Amazing --"...By next month, according to the National Association of Software and Services Companies in India, the nation's software and services sector will post total revenue of $15.57 billion, up from $5.54 billion in March 2000. Over the same period, the industry's employment has grown to 813,500 from 284,000.
The group estimates that exports of software and services--mostly to the U.S.--will rise to $12.20 billion in March from $3.96 billion in 2000, despite the sharp downturn in the U.S. economy. If growth trends hold, the association predicts that exports could reach $40 billion or more by 2009.
U.S. executives routinely say they find the quality of work in India to be as good as or better than the work done at home. That's partly because even low-level employees who answer phones in call centers are likely to have college degrees.
"These are the crown jewels of the American value chain you're losing here," Clemons said of the loss of white-collar jobs. "If you begin losing the upper end, you affect a lot of people on the chain."
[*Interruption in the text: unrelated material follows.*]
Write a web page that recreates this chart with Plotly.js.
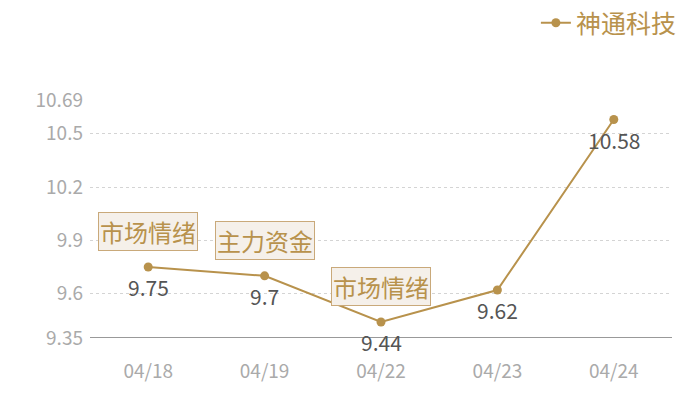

In India, where education is inexpensive, the knowledge pool is building up. Some 20 million people graduated from various degree programs in 2001, but only 2.5 million found jobs in 2002, meaning the rest are young, educated and ready to go.
Clemons put it this way: "What troubles me about India is that they've done proactively what we are having to do reactively.
"There's a culture of inquiry here. I've never met so many smart, so incredibly inexpensive people."